Steve Lopez’s sympathy for El Coyote
December 17, 2008 at 2:33 pm in Politics, Social issues
In today’s LA Times, Steve Lopez claims he won’t take back any of what he wrote on Sunday about the ongoing El Coyote restaurant boycott being unfair to the employees of owner/manager/Yes on Prop 8-donor Margie Christoffersen, but there is a whiff of back pedaling as he recounts several of the emails he received from readers who disagreed with him.
(An aside: When the story broke last month, Christoffersen was identified as “the owner,” then “an owner,” then “a manager-owner” and now she is identified as “a manager.” Do I smell an attempt at damage control?)

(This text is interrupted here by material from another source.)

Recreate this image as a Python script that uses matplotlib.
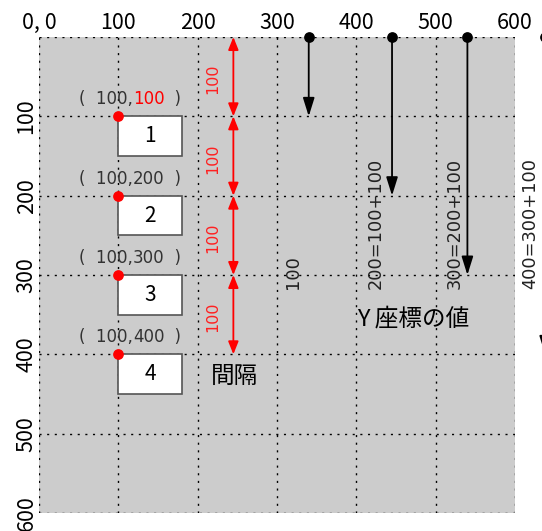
import matplotlib
matplotlib.use("Agg")
import matplotlib.pyplot as plt
from matplotlib.patches import Rectangle
from matplotlib.offsetbox import TextArea, HPacker, AnnotationBbox

plt.rcParams['font.family'] = ['Noto Sans CJK JP', 'DejaVu Sans']

# data
x_ticks = [0, 100, 200, 300, 400, 500, 600]
x_tick_labels = ['0, 0', '100', '200', '300', '400', '500', '600']
y_ticks = [100, 200, 300, 400, 500, 600]
y_tick_labels = ['100', '200', '300', '400', '500', '600']

box_names = ['1', '2', '3', '4']
box_x = 100
box_y = [100, 200, 300, 400]
box_w = 80
box_h = 50

interval_x = 245
interval_from = [0, 100, 200, 300]
interval_to = [100, 200, 300, 400]
interval_label = '100'

sum_x = [340, 445, 540, 638]
sum_to = [100, 200, 300, 400]
sum_labels = ['100', '200=100+100', '300=200+100', '400=300+100']
sum_label_x = [320, 425, 524, 619]

fig = plt.figure(figsize=(5.42, 5.31), dpi=100)
ax = fig.add_axes([39/542, 1-513/531, 476/542, 476/531])
ax.set_facecolor('#cccccc')
ax.set_xlim(0, 600)
ax.set_ylim(600, 0)
for s in ax.spines.values():
    s.set_visible(False)

ax.xaxis.tick_top()
ax.set_xticks(x_ticks)
ax.set_xticklabels(x_tick_labels, fontsize=15.5)
ax.set_yticks(y_ticks)
ax.set_yticklabels(y_tick_labels, fontsize=15.5, rotation=90, va='center')
ax.tick_params(axis='x', length=0, pad=2)
ax.tick_params(axis='y', length=0, pad=1)

for v in x_ticks:
    ax.axvline(v, color='black', lw=1, ls=(0, (1.5, 4)), zorder=1)
for v in [0] + y_ticks:
    ax.axhline(v, color='black', lw=1, ls=(0, (1.5, 4)), zorder=1)

# boxes and points
for name, y in zip(box_names, box_y):
    ax.add_patch(Rectangle((box_x, y), box_w, box_h, facecolor='white',
                           edgecolor='#555555', lw=1.2, zorder=3))
    ax.text(box_x + box_w/2, y + box_h/2, name, ha='center', va='center',
            fontsize=15, zorder=4)
    ax.scatter([box_x], [y], s=45, color='red', zorder=5)
    parts = [('(  ' + str(box_x) + ',', '#333333')]
    parts.append((str(y), 'red' if y == box_y[0] else '#333333'))
    parts.append(('  )', '#333333'))
    areas = [TextArea(t, textprops=dict(color=c, fontsize=12, family='DejaVu Sans'))
             for t, c in parts]
    pack = HPacker(children=areas, pad=0, sep=0, align='baseline')
    ab = AnnotationBbox(pack, (115, y - 10), box_alignment=(0.5, 0),
                        frameon=False, pad=0, zorder=6)
    ax.add_artist(ab)

# red interval arrows
for y0, y1 in zip(interval_from, interval_to):
    ax.annotate('', xy=(interval_x, y1), xytext=(interval_x, y0),
                arrowprops=dict(arrowstyle='<|-|>, head_length=0.55, head_width=0.22',
                                color='red', lw=1.3, mutation_scale=14,
                                shrinkA=0, shrinkB=0), zorder=6)
    ax.text(interval_x - 26, (y0 + y1)/2 + 3, interval_label, rotation=90,
            ha='center', va='center', color='#ff2020', fontsize=11.5,
            family='DejaVu Sans')
ax.text(217, 428, '間隔', ha='left', va='center', fontsize=17)

# black cumulative arrows
for x, y1, lab, lx in zip(sum_x, sum_to, sum_labels, sum_label_x):
    ax.annotate('', xy=(x, y1), xytext=(x, 0),
                arrowprops=dict(arrowstyle='-|>, head_length=0.8, head_width=0.25',
                                color='black', lw=1.3, mutation_scale=14,
                                shrinkA=0, shrinkB=0),
                annotation_clip=False, zorder=6)
    ax.scatter([x], [0], s=45, color='black', zorder=7, clip_on=False)
    ax.text(lx, 318, lab, rotation=90, ha='center', va='bottom',
            fontsize=12.8, color='#222222', clip_on=False, family='DejaVu Sans')
ax.text(401, 355, 'Y 座標の値', ha='left', va='center', fontsize=17)

fig.savefig('out.png', dpi=100)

In his column on Sunday, Lopez wrote of the distress (actually he said “blubbering”) that came forth from Christoffersen when they recently met at a diner at the Farmer’s Market; business at El Coyote has dropped off by 30% since the boycott began. Lopez also quotes employees who support her, opposed Prop 8 and extoll the virtues of living in a free society. I assume that includes the right to boycott, or to patronize businesses that you please or that please you.

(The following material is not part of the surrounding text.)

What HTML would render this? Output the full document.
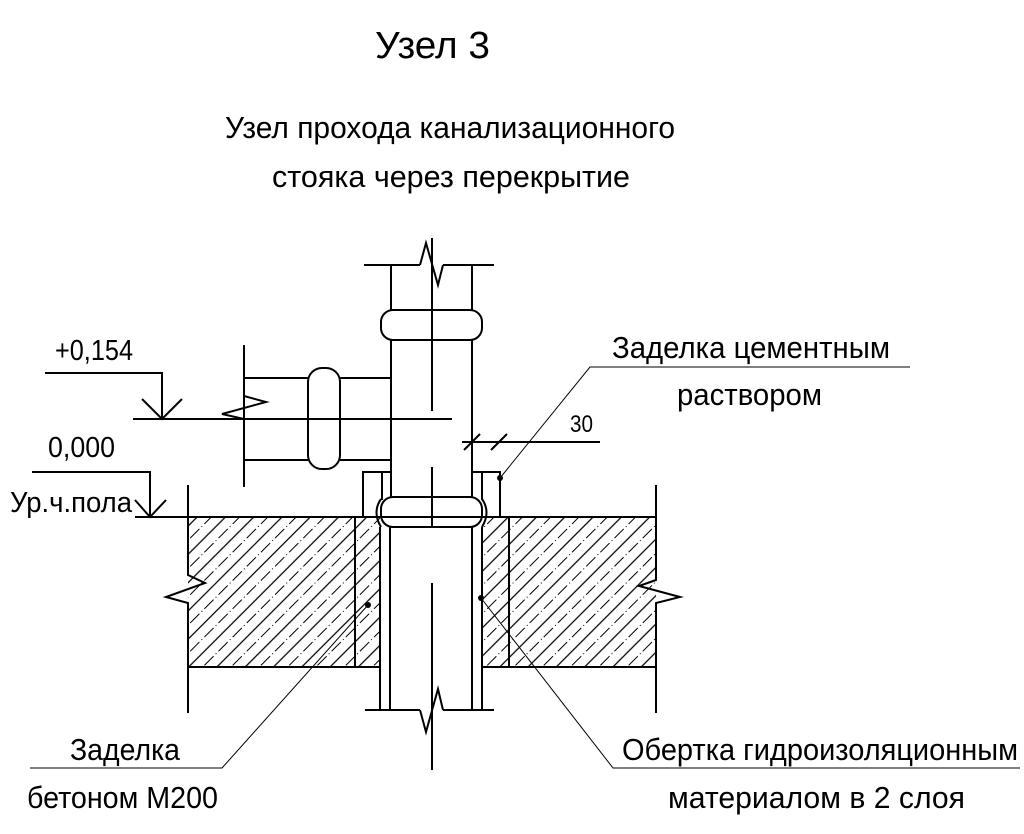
<!DOCTYPE html>
<html><head><meta charset="utf-8"><style>
html,body{margin:0;padding:0;background:#fff;}
svg{display:block;}
text{font-family:"Liberation Sans","DejaVu Sans",sans-serif;fill:#000;}
</style></head><body>
<svg width="1024" height="834" viewBox="0 0 1024 834">
<defs>
<pattern id="hatch" patternUnits="userSpaceOnUse" width="20" height="20" patternTransform="rotate(-45)">
<line x1="0" y1="5" x2="20" y2="5" stroke="#000" stroke-width="1.3"/>
<line x1="0" y1="15" x2="20" y2="15" stroke="#000" stroke-width="1" stroke-dasharray="7 3 1 3"/>
</pattern>
</defs>
<text x="375" y="58" font-size="38" textLength="115" lengthAdjust="spacingAndGlyphs">Узел 3</text>
<text x="225" y="138" font-size="31" textLength="450" lengthAdjust="spacingAndGlyphs">Узел прохода канализационного</text>
<text x="272" y="187" font-size="31" textLength="358" lengthAdjust="spacingAndGlyphs">стояка через перекрытие</text>

<g stroke="#000" stroke-width="2" fill="none">
<rect x="188" y="517" width="167" height="150" fill="url(#hatch)" stroke="none"/>
<rect x="509" y="517" width="147" height="150" fill="url(#hatch)" stroke="none"/>
<rect x="355" y="517" width="25" height="150" fill="url(#hatch)" stroke="none"/>
<rect x="482" y="517" width="27" height="150" fill="url(#hatch)" stroke="none"/>
<line x1="135" y1="517" x2="656" y2="517"/>
<line x1="188" y1="667" x2="380" y2="667"/>
<line x1="482" y1="667" x2="656" y2="667"/>
<polyline points="188,485 188,575 205,583 166,597 188,603 188,713"/>
<polyline points="656,485 656,580 639,586 680,597 656,603 656,713"/>
<line x1="355" y1="517" x2="355" y2="667"/>
<line x1="509" y1="517" x2="509" y2="667"/>
</g>

<g stroke="#000" stroke-width="2" fill="none">
<line x1="364" y1="265" x2="420" y2="265"/>
<line x1="443" y1="265" x2="494" y2="265"/>
<polyline points="420,265 426,243 438,285 443,265"/>
<line x1="391" y1="265" x2="391" y2="310"/>
<line x1="472" y1="265" x2="472" y2="310"/>
<rect x="381" y="310" width="101" height="30" rx="12"/>
<line x1="391" y1="340" x2="391" y2="497"/>
<line x1="472" y1="340" x2="472" y2="497"/>
<rect x="381" y="497" width="101" height="30" rx="12"/>
<path d="M381,499 Q372,512 381,527"/>
<path d="M482,499 Q491,512 482,527"/>
<polyline points="363,517 363,472 391,472"/>
<line x1="382" y1="472" x2="382" y2="500"/>
<polyline points="500,517 500,472 472,472"/>
<line x1="482" y1="472" x2="482" y2="500"/>
<line x1="380" y1="527" x2="380" y2="710"/>
<line x1="390" y1="527" x2="390" y2="710"/>
<line x1="472" y1="527" x2="472" y2="710"/>
<line x1="482" y1="527" x2="482" y2="710"/>
<line x1="365" y1="710" x2="420" y2="710"/>
<line x1="443" y1="710" x2="494" y2="710"/>
<polyline points="420,710 426,732 438,689 443,710"/>
<line x1="432" y1="238" x2="432" y2="411"/>
<line x1="432" y1="467" x2="432" y2="527"/>
<line x1="432" y1="583" x2="432" y2="770"/>
</g>

<g stroke="#000" stroke-width="2" fill="none">
<line x1="244" y1="345" x2="244" y2="487"/>
<line x1="244" y1="378" x2="308" y2="378"/>
<line x1="340" y1="378" x2="391" y2="378"/>
<line x1="244" y1="460" x2="308" y2="460"/>
<line x1="340" y1="460" x2="391" y2="460"/>
<rect x="308" y="368" width="32" height="101" rx="14"/>
<polyline points="244,396 266,402 222,414 244,419"/>
<line x1="133" y1="419" x2="452" y2="419"/>
</g>

<g stroke="#000" stroke-width="2" fill="none">
<polyline points="45,373 162,373 162,419"/>
<polyline points="142,399 162,419 182,399"/>
<polyline points="32,472 150,472 150,517"/>
<polyline points="135,500 150,517 166,500"/>
</g>
<text x="55" y="360" font-size="29" textLength="78" lengthAdjust="spacingAndGlyphs">+0,154</text>
<text x="48" y="457" font-size="29" textLength="67" lengthAdjust="spacingAndGlyphs">0,000</text>
<text x="10" y="512" font-size="29" textLength="122" lengthAdjust="spacingAndGlyphs">Ур.ч.пола</text>

<g stroke="#000" stroke-width="2" fill="none">
<line x1="462" y1="442" x2="600" y2="442"/>
<line x1="464" y1="450" x2="480" y2="434"/>
<line x1="491" y1="450" x2="507" y2="434"/>
</g>
<text x="570" y="432" font-size="24" textLength="23" lengthAdjust="spacingAndGlyphs">30</text>

<g stroke="#000" stroke-width="1" fill="none">
<polyline points="500,478 590,367 910,367"/>
<polyline points="368,605 222,768 30,768"/>
<polyline points="481,598 613,768 1020,768"/>
</g>
<g fill="#000">
<circle cx="500" cy="478" r="3"/><circle cx="368" cy="605" r="3"/><circle cx="481" cy="598" r="3"/>
</g>
<text x="612" y="358" font-size="31" textLength="278" lengthAdjust="spacingAndGlyphs">Заделка цементным</text>
<text x="677" y="405" font-size="31" textLength="145" lengthAdjust="spacingAndGlyphs">раствором</text>
<text x="70" y="760" font-size="31" textLength="110" lengthAdjust="spacingAndGlyphs">Заделка</text>
<text x="27" y="808" font-size="31" textLength="191" lengthAdjust="spacingAndGlyphs">бетоном М200</text>
<text x="622" y="760" font-size="31" textLength="396" lengthAdjust="spacingAndGlyphs">Обертка гидроизоляционным</text>
<text x="668" y="808" font-size="31" textLength="297" lengthAdjust="spacingAndGlyphs">материалом в 2 слоя</text>
</svg>
</body></html>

Christoffersen’s husband tells Lopez “she will never, ever be back here on a Thursday night,” which was the restaurant’s big gay night for years, so I guess that means she’s boycotting her own restaurant too.
Of course I don’t think Lopez is a bigot, like many emails accused him of being after the Sunday column. I imagine if you had me clutching hands across the table with a distressed, sobbing woman known for her cheery, embracing demeanor in a lighter setting it would put a layer of humanity on a political blitzkreig raging around you.
What I find objectionable about Lopez’s take on all of this is the twisted logic he seems to be applying here. He seems to be saying gays boycotting El Coyote is unfair to its employees who may lose their jobs as a result. He foists the responsibility for their well being from Christoffersen onto the backs of gays, which is ridiculous.
Christoffersen should have thought about the possible fall-out of her actions and what they really meant: The Mormon church was telling her to deprive the right to marry to gays in the name of “god.” No matter that she made money off of them, no matter that she “loved them like everybody else.” I wonder if she would have made the donation if she knew her name would be on a public record saying she had.
Lopez is one of the (remaining) best columnists at LAT and I’m usually on his side but not when it comes to the El Coyote boycott. Still, I want to give him a big, wet, sloppy gay kiss for his open disdain for organized religion and the maliciously corroding effects it unleashes on society.
In the long run, the fortunes of a restaurant popular with gays on Thursdays are not what’s at stake here. It’s about mutual respect being a two-way street and woe to those who get caught trying to have it both ways.